## Available data
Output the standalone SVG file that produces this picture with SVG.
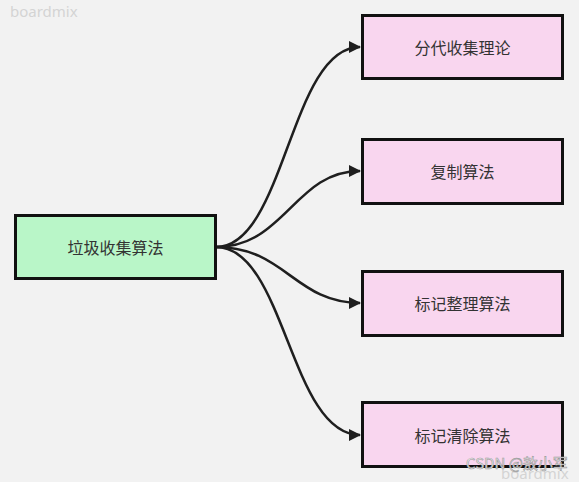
<svg xmlns="http://www.w3.org/2000/svg" width="579" height="482" viewBox="0 0 579 482">
<defs>
<marker id="arrow" viewBox="0 0 12 12" refX="11" refY="6" markerWidth="12" markerHeight="12" markerUnits="userSpaceOnUse" orient="auto">
<path d="M0,0 L12,6 L0,12 z" fill="#1f1f1f"/>
</marker>
<style>
.node rect{stroke:#111;stroke-width:3}
.green rect{fill:#b9f6c8}
.pink rect{fill:#f9d6ef}
.node text{font-family:"Noto Sans CJK SC","Noto Sans",sans-serif;font-size:16px;fill:#333;text-anchor:middle;dominant-baseline:central}
.edge{fill:none;stroke:#1f1f1f;stroke-width:2.5;marker-end:url(#arrow)}
.wm{font-family:"Noto Sans","Noto Sans CJK SC",sans-serif;font-size:15px;fill:#d4d4d4}
</style>
</defs>
<rect width="579" height="482" fill="#f2f2f2"/>
<text class="wm" x="10" y="17">boardmix</text>
<g id="edges">
<path class="edge" d="M216,247 C285,247 290,47 360,47"/>
<path class="edge" d="M216,247 C285,247 295,171 360,171"/>
<path class="edge" d="M216,247 C285,247 295,303 360,303"/>
<path class="edge" d="M216,247 C285,247 290,435 360,435"/>
</g>
<g id="n0" class="node green"><rect x="15.5" y="215.5" width="200" height="63"/><text x="115.5" y="247">垃圾收集算法</text></g>
<g id="n1" class="node pink"><rect x="362.5" y="15.5" width="200" height="63"/><text x="462.5" y="47">分代收集理论</text></g>
<g id="n2" class="node pink"><rect x="362.5" y="139.5" width="200" height="64"/><text x="462.5" y="171">复制算法</text></g>
<g id="n3" class="node pink"><rect x="362.5" y="271.5" width="200" height="64"/><text x="462.5" y="303">标记整理算法</text></g>
<g id="n4" class="node pink"><rect x="362.5" y="402.5" width="200" height="64"/><text x="462.5" y="435">标记清除算法</text></g>
<text class="wm" x="501" y="479">boardmix</text>
<text x="466" y="469" font-family="Noto Sans CJK SC,sans-serif" font-size="15" fill="#eeeeee" stroke="#9a9a9a" stroke-width="0.6">CSDN @敖小军</text>
</svg>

## Written problem
Copy out the data above exactly, except the pictures.

## Exercise solution
Output the standalone SVG file that produces this picture with SVG.
<svg xmlns="http://www.w3.org/2000/svg" width="579" height="482" viewBox="0 0 579 482">
<defs>
<marker id="arrow" viewBox="0 0 12 12" refX="11" refY="6" markerWidth="12" markerHeight="12" markerUnits="userSpaceOnUse" orient="auto">
<path d="M0,0 L12,6 L0,12 z" fill="#1f1f1f"/>
</marker>
<style>
.node rect{stroke:#111;stroke-width:3}
.green rect{fill:#b9f6c8}
.pink rect{fill:#f9d6ef}
.node text{font-family:"Noto Sans CJK SC","Noto Sans",sans-serif;font-size:16px;fill:#333;text-anchor:middle;dominant-baseline:central}
.edge{fill:none;stroke:#1f1f1f;stroke-width:2.5;marker-end:url(#arrow)}
.wm{font-family:"Noto Sans","Noto Sans CJK SC",sans-serif;font-size:15px;fill:#d4d4d4}
</style>
</defs>
<rect width="579" height="482" fill="#f2f2f2"/>
<text class="wm" x="10" y="17">boardmix</text>
<g id="edges">
<path class="edge" d="M216,247 C285,247 290,47 360,47"/>
<path class="edge" d="M216,247 C285,247 295,171 360,171"/>
<path class="edge" d="M216,247 C285,247 295,303 360,303"/>
<path class="edge" d="M216,247 C285,247 290,435 360,435"/>
</g>
<g id="n0" class="node green"><rect x="15.5" y="215.5" width="200" height="63"/><text x="115.5" y="247">垃圾收集算法</text></g>
<g id="n1" class="node pink"><rect x="362.5" y="15.5" width="200" height="63"/><text x="462.5" y="47">分代收集理论</text></g>
<g id="n2" class="node pink"><rect x="362.5" y="139.5" width="200" height="64"/><text x="462.5" y="171">复制算法</text></g>
<g id="n3" class="node pink"><rect x="362.5" y="271.5" width="200" height="64"/><text x="462.5" y="303">标记整理算法</text></g>
<g id="n4" class="node pink"><rect x="362.5" y="402.5" width="200" height="64"/><text x="462.5" y="435">标记清除算法</text></g>
<text class="wm" x="501" y="479">boardmix</text>
<text x="466" y="469" font-family="Noto Sans CJK SC,sans-serif" font-size="15" fill="#eeeeee" stroke="#9a9a9a" stroke-width="0.6">CSDN @敖小军</text>
</svg>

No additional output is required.